We had a subscriber who did nothing flashy. Four years, no drama—just a metals build: 50% gold, silver, palladium; 30% other commodities; 20% side plays. No borrowed money, no panic, no dopamine from strangers. Every dip, another brick. He expanded with profit, not fresh capital. Now he sits in a fortress because he respected rhythm over fireworks. That’s a timing strategy in slow motion: compounding measured choices until it looks like luck.

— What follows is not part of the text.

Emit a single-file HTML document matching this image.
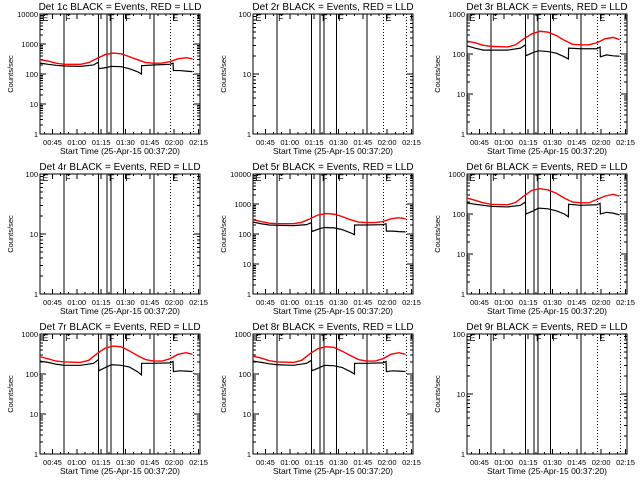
<!DOCTYPE html>
<html><head><meta charset="utf-8"><style>
html,body{margin:0;padding:0;background:#fff;width:640px;height:480px;overflow:hidden}
svg{display:block;font-family:"Liberation Sans",sans-serif}
</style></head><body>
<svg id="c" width="640" height="480" xmlns="http://www.w3.org/2000/svg" shape-rendering="crispEdges"></svg>
<script>
// minutes since 00:37:20
const tA = [0,5,10,15,25,33,36,36.2,41,44,50,55,60,62.5,62.6,70,80,82,82.2,86,90,94];
const tR = [0,5,10,15,25,30,35,40,45,50,55,60,65,70,75,80,85,90,94];
const black1 = [230,210,195,185,180,200,250,150,165,180,175,150,120,100,190,200,210,230,130,130,125,120];
const red1 = [300,270,230,210,210,240,330,440,500,470,380,300,240,230,230,260,320,350,320];
const black3 = [160,140,125,125,125,140,170,90,110,120,115,105,85,75,140,135,135,150,85,95,90,88];
const red3 = [210,190,165,155,150,170,240,320,370,350,290,220,175,170,170,190,240,260,230];
const black5 = [250,220,200,195,190,205,240,120,150,165,160,140,110,95,200,200,205,220,125,125,120,118];
const red5 = [300,260,230,220,220,245,320,430,480,460,380,300,250,240,240,260,320,350,320];
const black6 = [190,175,165,155,150,165,200,100,120,140,135,120,100,85,175,165,170,185,100,110,105,95];
const red6 = [250,220,190,175,170,195,280,390,430,400,330,250,200,190,190,230,280,310,280];
const black7 = [210,195,175,165,165,185,230,120,150,170,165,150,115,95,185,185,190,205,115,120,118,115];
const red7 = [270,240,210,200,195,220,320,440,500,480,380,290,230,210,210,240,310,340,310];
const black8 = [210,195,180,170,165,185,220,120,145,165,160,145,115,100,185,185,190,205,115,120,118,115];
const red8 = [280,250,215,200,195,220,320,430,480,460,370,290,230,210,210,240,310,340,310];
const titles = ["Det 1c","Det 2r","Det 3r","Det 4r","Det 5r","Det 6r","Det 7r","Det 8r","Det 9r"];
const yMaxDec = [4,2,3,2,4,3,3,3,2];
const blacks = [black1,null,black3,null,black5,black6,black7,black8,null];
const reds = [red1,null,red3,null,red5,red6,red7,red8,null];
const solidTimes = [14.8,36.2,41.3,43.9,51.6,70.4];
const dottedTimes = [80.3,94.5];
const xTickLabels = ["00:45","01:00","01:15","01:30","01:45","02:00","02:15"];
const xTickTimes = [7.67,22.67,37.67,52.67,67.67,82.67,97.67];
const markTimes = [1.5,15.5,42.5,52.5,81.5];
const markLabels = ["E","F","F","F","E"];

const NS="http://www.w3.org/2000/svg";
const svg=document.getElementById('c');
function mk(tag,attrs,parent){const e=document.createElementNS(NS,tag);for(const k in attrs)e.setAttribute(k,attrs[k]);(parent||svg).appendChild(e);return e;}
const colX=[0,213,427], rowY=[0,160,320];
const PL=40, PR=200, PT=14, PB=134, TMAX=98.6;
titles.forEach((title,i)=>{
  const ox=colX[i%3], oy=rowY[Math.floor(i/3)];
  const g=mk('g',{});
  
  
  const xs=t=>ox+PL+t*(PR-PL)/TMAX;
  const dec=yMaxDec[i];
  const ys=v=>oy+PB-(Math.log10(v)/dec)*(PB-PT);
  const tt=mk('text',{x:ox+120,y:oy+10,'text-anchor':'middle','font-size':'10'},g);
  tt.textContent=title+" BLACK = Events, RED = LLD";
  
  
  const yl=mk('text',{x:0,y:0,'text-anchor':'middle','font-size':'7.5',transform:`translate(${ox+13},${oy+74}) rotate(-90)`},g);
  yl.textContent="Counts/sec";
  
  
  const xl=mk('text',{x:ox+120,y:oy+154,'text-anchor':'middle','font-size':'8.5'},g);
  xl.textContent="Start Time (25-Apr-15 00:37:20)";
  
  
  const fr=mk('rect',{x:ox+PL,y:oy+PT,width:PR-PL,height:PB-PT,fill:'none',stroke:'#000','stroke-width':1},g);
  
  
  for(let d=0;d<=dec;d++){
    const y=ys(Math.pow(10,d));
    mk('line',{x1:ox+PL,x2:ox+PL+6,y1:y,y2:y,stroke:'#000'},g);
    mk('line',{x1:ox+PR-6,x2:ox+PR,y1:y,y2:y,stroke:'#000'},g);
    const lb=mk('text',{x:ox+PL-2,y:y+3,'text-anchor':'end','font-size':'7.5'},g);
    lb.textContent=String(Math.pow(10,d));
    
    
    if(d<dec){for(let m=2;m<=9;m++){const ym=ys(m*Math.pow(10,d));
      mk('line',{x1:ox+PL,x2:ox+PL+3,y1:ym,y2:ym,stroke:'#000'},g);
      mk('line',{x1:ox+PR-3,x2:ox+PR,y1:ym,y2:ym,stroke:'#000'},g);}}
  }
  xTickTimes.forEach((t,k)=>{
    const x=xs(t);
    mk('line',{x1:x,x2:x,y1:oy+PB,y2:oy+PB-5,stroke:'#000'},g);
    mk('line',{x1:x,x2:x,y1:oy+PT,y2:oy+PT+5,stroke:'#000'},g);
    const lb=mk('text',{x:x,y:oy+145,'text-anchor':'middle','font-size':'7.5'},g);
    lb.textContent=xTickLabels[k];
    
    
  });
  for(let t=2.67;t<TMAX;t+=5){const x=xs(t);
    mk('line',{x1:x,x2:x,y1:oy+PB,y2:oy+PB-2,stroke:'#000'},g);
    mk('line',{x1:x,x2:x,y1:oy+PT,y2:oy+PT+2,stroke:'#000'},g);}
  solidTimes.forEach(t=>{const l=mk('line',{x1:xs(t),x2:xs(t),y1:oy+PT,y2:oy+PB,stroke:'#000'},g);
    });
  dottedTimes.forEach(t=>{const l=mk('line',{x1:xs(t),x2:xs(t),y1:oy+PT,y2:oy+PB,stroke:'#000','stroke-dasharray':'1,2'},g);
    });
  markTimes.forEach((t,k)=>{const m=mk('text',{x:xs(t),y:oy+PT+7,'font-size':'9'},g);
    m.textContent=markLabels[k];
    });
  if(blacks[i]){
    const bp=mk('polyline',{points:tA.map((t,k)=>xs(t)+','+ys(blacks[i][k])).join(' '),fill:'none',stroke:'#000','stroke-width':1.2,'shape-rendering':'auto'},g);
    
    const rp=mk('polyline',{points:tR.map((t,k)=>xs(t)+','+ys(reds[i][k])).join(' '),fill:'none',stroke:'#f00','stroke-width':1.4,'shape-rendering':'auto'},g);
    
  }
});
</script>
</body></html>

Stillness Before the Storm
Crashes change costume; panic keeps the same face. 1987: −22% in a day, then a doubling within two years. 2008–2009: banks convulsed, “Depression” on every channel, yet early 2009 buyers compounded several times over. 2010’s flash crash: minutes of lunacy, a buffet for the prepared. 2020: −35% in a month, then the fastest recovery on record. If you zoom out on the S&P 500 from 1987 to 2025, it’s a staircase built by a drunk god—every fall a step, every step a new floor. A good timing strategy assumes terror will return, and pre‑writes what to do when it does.
On 7 May, our “Mother of All Buy” trigger fired—designed for moments when emotion outruns logic. From that date, the S&P 500 climbed about 12%, the Nasdaq 100 more than 15%, and the Composite over 16% in USD terms. In April, the VIX spiked and faded—fear flashed, never caught; no top‑side euphoria. Pullbacks were buys because the crowd wasn’t manic while the trend was up. That’s the point: a timing strategy with receipts beats headlines with adjectives.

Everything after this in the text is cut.